TASK STATEMENT: Transcribe the material in full. Nothing should differ except that the pictures are left out.
* * * * * * * * *
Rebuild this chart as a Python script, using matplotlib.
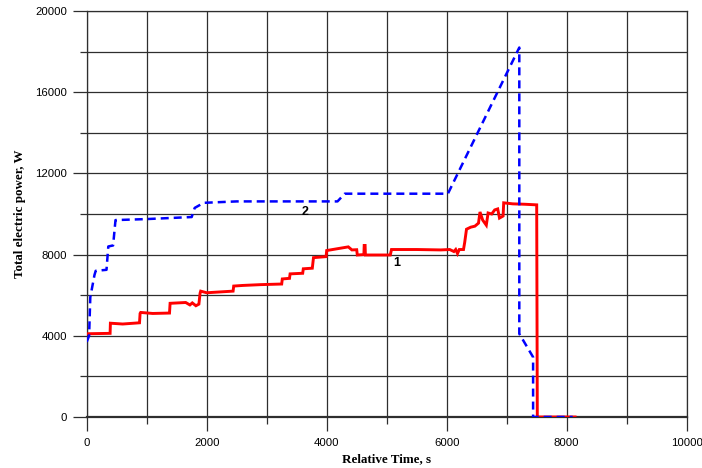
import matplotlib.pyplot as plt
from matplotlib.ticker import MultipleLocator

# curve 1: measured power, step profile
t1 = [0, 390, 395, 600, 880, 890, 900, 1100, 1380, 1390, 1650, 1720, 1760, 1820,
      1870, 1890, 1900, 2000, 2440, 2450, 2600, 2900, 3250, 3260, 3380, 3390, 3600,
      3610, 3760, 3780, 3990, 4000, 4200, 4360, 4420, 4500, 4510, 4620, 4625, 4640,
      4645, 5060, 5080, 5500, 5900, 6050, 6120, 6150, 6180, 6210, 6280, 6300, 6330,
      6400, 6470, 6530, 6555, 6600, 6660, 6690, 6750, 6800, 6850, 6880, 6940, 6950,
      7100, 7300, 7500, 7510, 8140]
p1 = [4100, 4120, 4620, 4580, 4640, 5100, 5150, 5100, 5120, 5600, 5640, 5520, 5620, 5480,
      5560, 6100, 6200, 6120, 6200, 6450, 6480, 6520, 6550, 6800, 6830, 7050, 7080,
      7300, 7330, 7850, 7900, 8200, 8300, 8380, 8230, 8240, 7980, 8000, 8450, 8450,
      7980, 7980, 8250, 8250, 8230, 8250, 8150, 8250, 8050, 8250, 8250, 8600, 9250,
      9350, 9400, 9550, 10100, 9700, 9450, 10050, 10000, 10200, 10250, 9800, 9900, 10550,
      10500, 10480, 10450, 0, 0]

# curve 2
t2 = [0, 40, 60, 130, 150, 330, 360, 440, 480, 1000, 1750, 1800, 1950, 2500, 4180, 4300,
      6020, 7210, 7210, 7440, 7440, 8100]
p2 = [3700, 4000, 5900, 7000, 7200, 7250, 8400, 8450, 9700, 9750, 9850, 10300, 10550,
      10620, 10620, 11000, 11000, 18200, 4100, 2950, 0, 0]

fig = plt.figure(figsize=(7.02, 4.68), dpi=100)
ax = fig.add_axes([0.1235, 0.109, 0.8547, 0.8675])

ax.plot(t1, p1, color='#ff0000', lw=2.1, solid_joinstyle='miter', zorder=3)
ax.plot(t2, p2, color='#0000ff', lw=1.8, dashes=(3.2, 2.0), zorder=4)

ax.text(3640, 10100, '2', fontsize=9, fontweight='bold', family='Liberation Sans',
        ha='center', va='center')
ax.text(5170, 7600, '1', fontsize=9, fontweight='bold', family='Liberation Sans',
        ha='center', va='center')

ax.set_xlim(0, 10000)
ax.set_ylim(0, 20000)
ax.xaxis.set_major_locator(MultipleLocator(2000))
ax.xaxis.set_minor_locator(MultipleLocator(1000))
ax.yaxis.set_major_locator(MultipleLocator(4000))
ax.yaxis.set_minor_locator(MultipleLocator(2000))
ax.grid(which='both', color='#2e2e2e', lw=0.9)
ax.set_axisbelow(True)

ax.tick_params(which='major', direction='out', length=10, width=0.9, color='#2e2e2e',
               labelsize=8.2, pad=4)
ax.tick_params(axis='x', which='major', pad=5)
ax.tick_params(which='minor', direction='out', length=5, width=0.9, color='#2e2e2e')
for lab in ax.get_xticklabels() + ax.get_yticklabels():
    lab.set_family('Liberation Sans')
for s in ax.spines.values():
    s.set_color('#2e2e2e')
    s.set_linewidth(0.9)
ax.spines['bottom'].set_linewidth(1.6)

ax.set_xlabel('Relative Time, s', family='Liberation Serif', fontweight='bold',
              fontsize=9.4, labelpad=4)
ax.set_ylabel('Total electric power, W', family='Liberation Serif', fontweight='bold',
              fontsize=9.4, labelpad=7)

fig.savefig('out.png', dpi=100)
* * * * * * * * *
SOLVED PROBLEM:
Rebuild this chart as a Python script, using matplotlib.
import matplotlib.pyplot as plt
from matplotlib.ticker import MultipleLocator

# curve 1: measured power, step profile
t1 = [0, 390, 395, 600, 880, 890, 900, 1100, 1380, 1390, 1650, 1720, 1760, 1820,
      1870, 1890, 1900, 2000, 2440, 2450, 2600, 2900, 3250, 3260, 3380, 3390, 3600,
      3610, 3760, 3780, 3990, 4000, 4200, 4360, 4420, 4500, 4510, 4620, 4625, 4640,
      4645, 5060, 5080, 5500, 5900, 6050, 6120, 6150, 6180, 6210, 6280, 6300, 6330,
      6400, 6470, 6530, 6555, 6600, 6660, 6690, 6750, 6800, 6850, 6880, 6940, 6950,
      7100, 7300, 7500, 7510, 8140]
p1 = [4100, 4120, 4620, 4580, 4640, 5100, 5150, 5100, 5120, 5600, 5640, 5520, 5620, 5480,
      5560, 6100, 6200, 6120, 6200, 6450, 6480, 6520, 6550, 6800, 6830, 7050, 7080,
      7300, 7330, 7850, 7900, 8200, 8300, 8380, 8230, 8240, 7980, 8000, 8450, 8450,
      7980, 7980, 8250, 8250, 8230, 8250, 8150, 8250, 8050, 8250, 8250, 8600, 9250,
      9350, 9400, 9550, 10100, 9700, 9450, 10050, 10000, 10200, 10250, 9800, 9900, 10550,
      10500, 10480, 10450, 0, 0]

# curve 2
t2 = [0, 40, 60, 130, 150, 330, 360, 440, 480, 1000, 1750, 1800, 1950, 2500, 4180, 4300,
      6020, 7210, 7210, 7440, 7440, 8100]
p2 = [3700, 4000, 5900, 7000, 7200, 7250, 8400, 8450, 9700, 9750, 9850, 10300, 10550,
      10620, 10620, 11000, 11000, 18200, 4100, 2950, 0, 0]

fig = plt.figure(figsize=(7.02, 4.68), dpi=100)
ax = fig.add_axes([0.1235, 0.109, 0.8547, 0.8675])

ax.plot(t1, p1, color='#ff0000', lw=2.1, solid_joinstyle='miter', zorder=3)
ax.plot(t2, p2, color='#0000ff', lw=1.8, dashes=(3.2, 2.0), zorder=4)

ax.text(3640, 10100, '2', fontsize=9, fontweight='bold', family='Liberation Sans',
        ha='center', va='center')
ax.text(5170, 7600, '1', fontsize=9, fontweight='bold', family='Liberation Sans',
        ha='center', va='center')

ax.set_xlim(0, 10000)
ax.set_ylim(0, 20000)
ax.xaxis.set_major_locator(MultipleLocator(2000))
ax.xaxis.set_minor_locator(MultipleLocator(1000))
ax.yaxis.set_major_locator(MultipleLocator(4000))
ax.yaxis.set_minor_locator(MultipleLocator(2000))
ax.grid(which='both', color='#2e2e2e', lw=0.9)
ax.set_axisbelow(True)

ax.tick_params(which='major', direction='out', length=10, width=0.9, color='#2e2e2e',
               labelsize=8.2, pad=4)
ax.tick_params(axis='x', which='major', pad=5)
ax.tick_params(which='minor', direction='out', length=5, width=0.9, color='#2e2e2e')
for lab in ax.get_xticklabels() + ax.get_yticklabels():
    lab.set_family('Liberation Sans')
for s in ax.spines.values():
    s.set_color('#2e2e2e')
    s.set_linewidth(0.9)
ax.spines['bottom'].set_linewidth(1.6)

ax.set_xlabel('Relative Time, s', family='Liberation Serif', fontweight='bold',
              fontsize=9.4, labelpad=4)
ax.set_ylabel('Total electric power, W', family='Liberation Serif', fontweight='bold',
              fontsize=9.4, labelpad=7)

fig.savefig('out.png', dpi=100)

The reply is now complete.